Because they're such swell taxicabs, some of the people who make money
or have fun with them volunteer to design and make new models.
Some of the big taxicab fleets pay the salaries of the volunteers,
or allow their "mechanics" to work on new taxis one day a week.
(Lots of device drivers (like ethernet) were done this way.)
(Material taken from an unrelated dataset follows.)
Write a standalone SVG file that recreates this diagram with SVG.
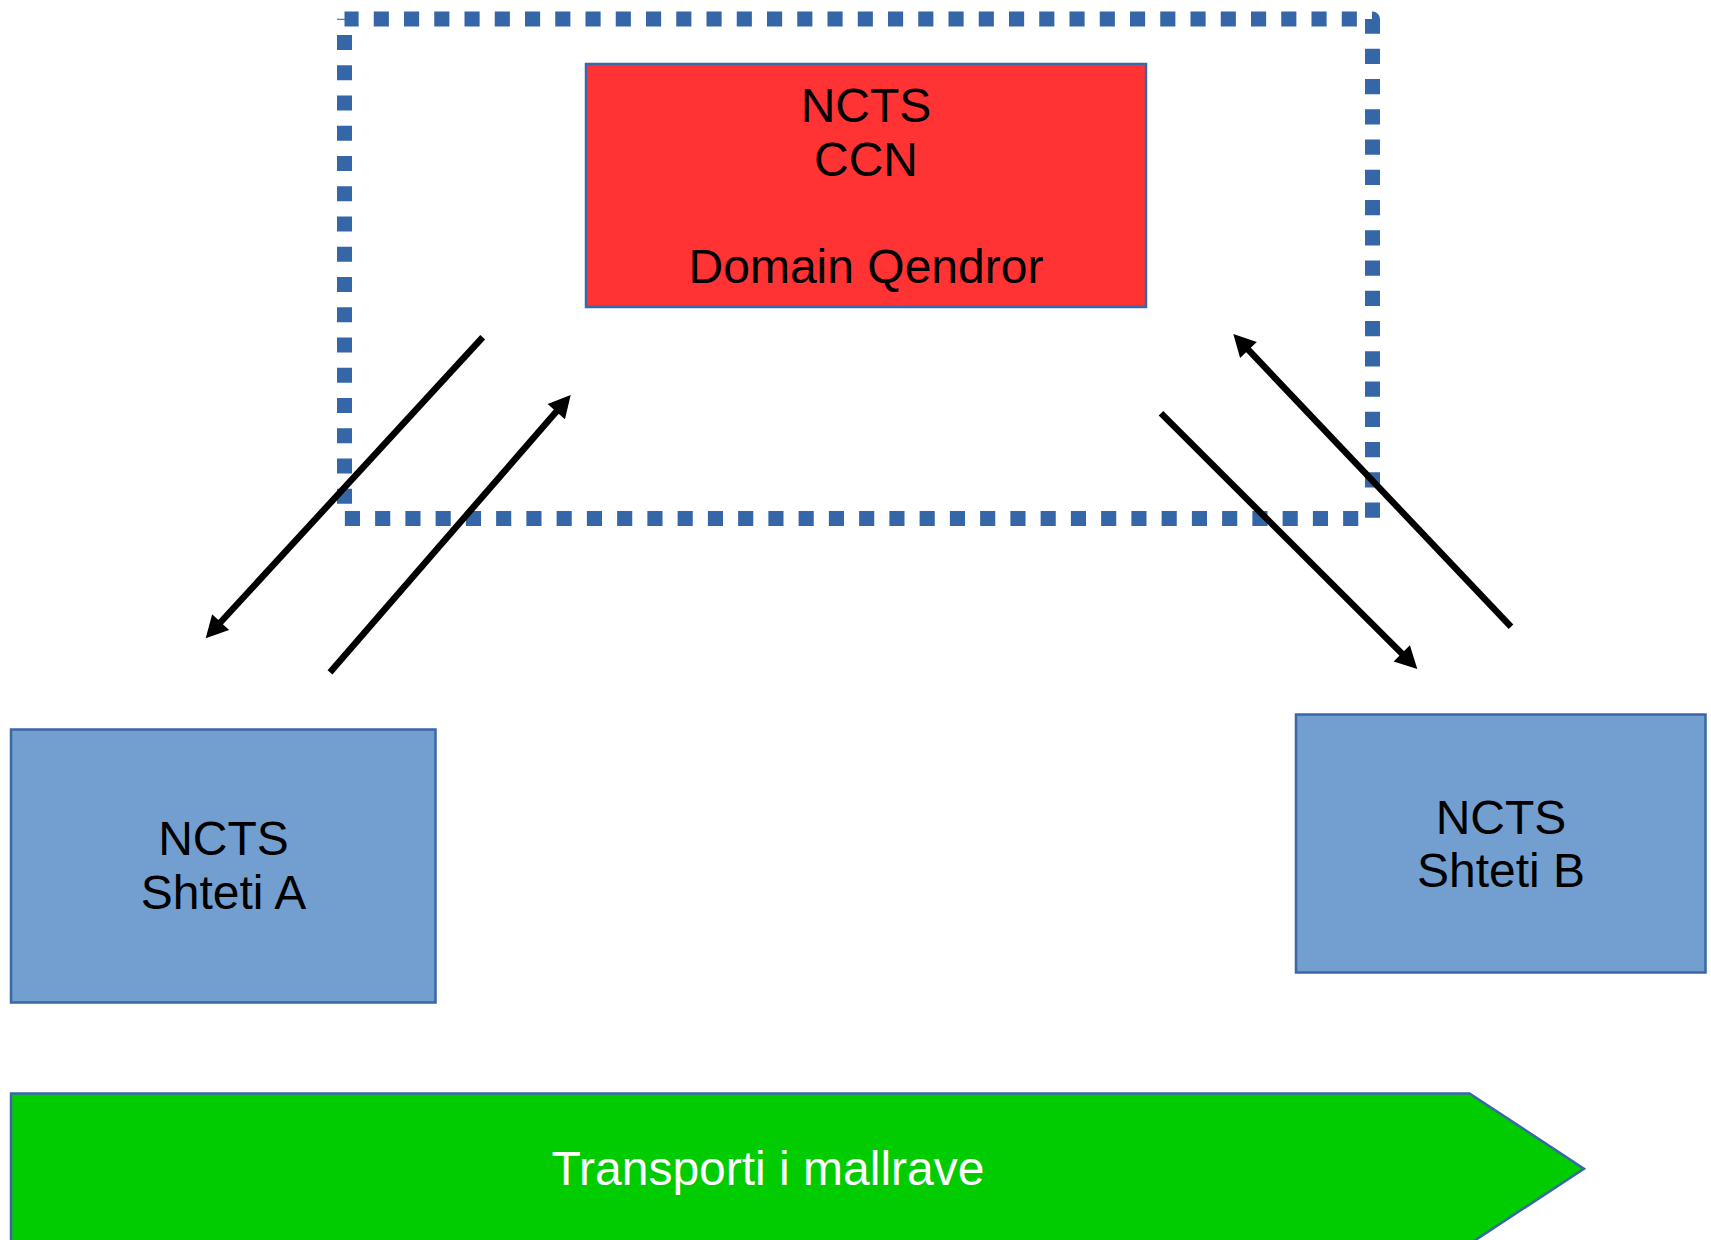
<svg xmlns="http://www.w3.org/2000/svg" width="1711" height="1240" viewBox="0 0 1711 1240">
<style>
  .lbl { font-family: "Liberation Sans", Arial, sans-serif; font-size: 48px; fill: #000; text-anchor: middle; }
  .white { fill: #fff; }
  .box { fill: #729FCF; stroke: #3A67A6; stroke-width: 2.5; }
  .conn { stroke: #000; stroke-width: 6.5; fill: none; marker-end: url(#ah); }
</style>
<defs>
  <marker id="ah" markerUnits="userSpaceOnUse" viewBox="-4 -12 24 24" markerWidth="24" markerHeight="24" refX="0" refY="0" orient="auto" overflow="visible">
    <path d="M-4,-11.5 L18,0 L-4,11.5 Z" fill="#000"/>
  </marker>
</defs>
<rect x="0" y="0" width="1711" height="1240" fill="#fff"/>

<g id="domain-frame">
  <path d="M344.5,19 H1372.5 V518.5 H344.5 V19" fill="none" stroke="#3566A8" stroke-width="15" stroke-dasharray="15.125 15.125" stroke-dashoffset="1" stroke-linejoin="round" stroke-linecap="butt"/>
  <line x1="337" y1="19" x2="344.5" y2="19" stroke="#3566A8" stroke-width="1" opacity="0.5"/>
</g>

<g id="ccn">
  <rect x="586" y="64" width="560" height="243" fill="#FF3333" stroke="#3A67A6" stroke-width="2.5"/>
  <text class="lbl" x="866" y="121.5">NCTS</text>
  <text class="lbl" x="866" y="175.5">CCN</text>
  <text class="lbl" x="866" y="282.5">Domain Qendror</text>
</g>

<g id="state-a">
  <rect class="box" x="11" y="729.5" width="424.5" height="273"/>
  <text class="lbl" x="223.5" y="855">NCTS</text>
  <text class="lbl" x="223.5" y="909">Shteti A</text>
</g>

<g id="state-b">
  <rect class="box" x="1296" y="714.5" width="409.5" height="258"/>
  <text class="lbl" x="1501" y="833.5">NCTS</text>
  <text class="lbl" x="1501" y="886.5">Shteti B</text>
</g>

<g id="transport">
  <path d="M11,1093.5 H1469.5 L1584,1168.7 L1469.5,1244 H11 Z" fill="#00CC00" stroke="#3A67A6" stroke-width="2.5"/>
  <text class="lbl white" x="768" y="1185">Transporti i mallrave</text>
</g>

<g id="connectors">
  <line class="conn" x1="482.7" y1="337.3" x2="217.9" y2="625.1"/>
  <line class="conn" x1="330" y1="672.3" x2="558.9" y2="408.6"/>
  <line class="conn" x1="1161" y1="413.3" x2="1404.6" y2="656.3"/>
  <line class="conn" x1="1511" y1="626.7" x2="1245.7" y2="347.1"/>
</g>
</svg>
Probably the single largest profitable use of BSD is called - ta-da -
the internet.

Lots of folks make a living involving FreeBSD and other free software
in some way. (I used to work for a very profit-hungry "defense bandit";
but the software I wrote was often available to people at large. When
we were doing something proprietary, we were verrrry careful about
contract wording and gov't money.)

A lot of freeware (BSD,for example), was written on contract for
big money; the client or funding agency (often a govt or non-profit
institution, like U.C. Berkeley, the FSF...) pay handsome salaries
(or stingy graduate fellowships) to the developers, and then release
the results to the community at large. Lots and lots of engineering
software was developed this way. (Like SPICE, Nastrans, and so on).
The X Window System was done with big-bux from a consortium of corporations
who wanted the results, and wanted the results shared for sound
business reasons.

An awful lot of freeware of merit is produced for graduate theses.
Dude X gets his degree, we get a virtual memory system or whatever.

Free software is a sort of free-will socialism, or a non-market
economic activity. The Red Cross is non-profit, too.